Your AP, whether good, bad, or indifferent, will certainly appreciate having fewer discipline problems from you. More importantly, you might spend less time dealing with discipline problems, and more helping all those kids in your room.

Friday, June 03, 2005

It's the Amazing Super Mayors!!


Flash—Crime is down in New York City!! How could this be? It’s due to the hard work and amazing ability of Mayor Mike, and his predecessor Sir Rudolph!! How do they find the time to confound all the criminals who threaten our fair city? It’s a miracle!

Flash—Scores are up in New York City Schools!! Unbelievable! It’s Mayor Mike again, along with his faithful sidekick Kleinie Boy. How do Mayor Mike and Kleinie Boy do it? No one knows. They’ve managed to raise the scores of 1.1 million schoolchildren without even breaking a sweat!

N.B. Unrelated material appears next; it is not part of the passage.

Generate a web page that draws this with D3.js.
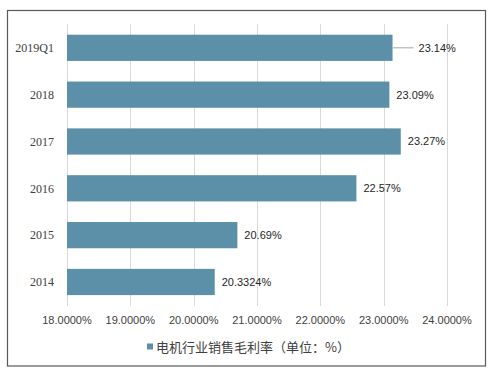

Flash—fire is no longer any danger to New Yorkers!! Mayor Mike will gladly brave certain death to save you and yours, just as Sir Rudolph did when he single-handedly rescued thousands from the World Trade Center!

That’s what happened, isn’t it? Otherwise, why would Sir Rudolph be raking in millions while the firefighters are without a contract since July 2002?

And why would Mayor Mike be sitting on a 3.3 billion dollar surplus while NYPD officers, without a contract since July 2002, max out at 50 K a year?

And why would the heroic Kleinie Boy be paying 20,000 bucks a month for personal PR when the teachers have been without a contract for two years now?

There’s only one conclusion—the Amazing Super Mayors are the only ones who deserve credit for any progress. The police, firefighters and teachers have no role in this whatsoever.

Rewards are better left for truly needy folks—like billionaire Jets owner Woody Johnson, who selflessly offered to purchase prime NYC waterfront property for 25% of its value. Not only that, but he’s willing to pay a fraction of the cost of a brand new stadium for his football team.

When, oh when, are those cops, firefighters, and teachers gonna quit whining and show some productivity?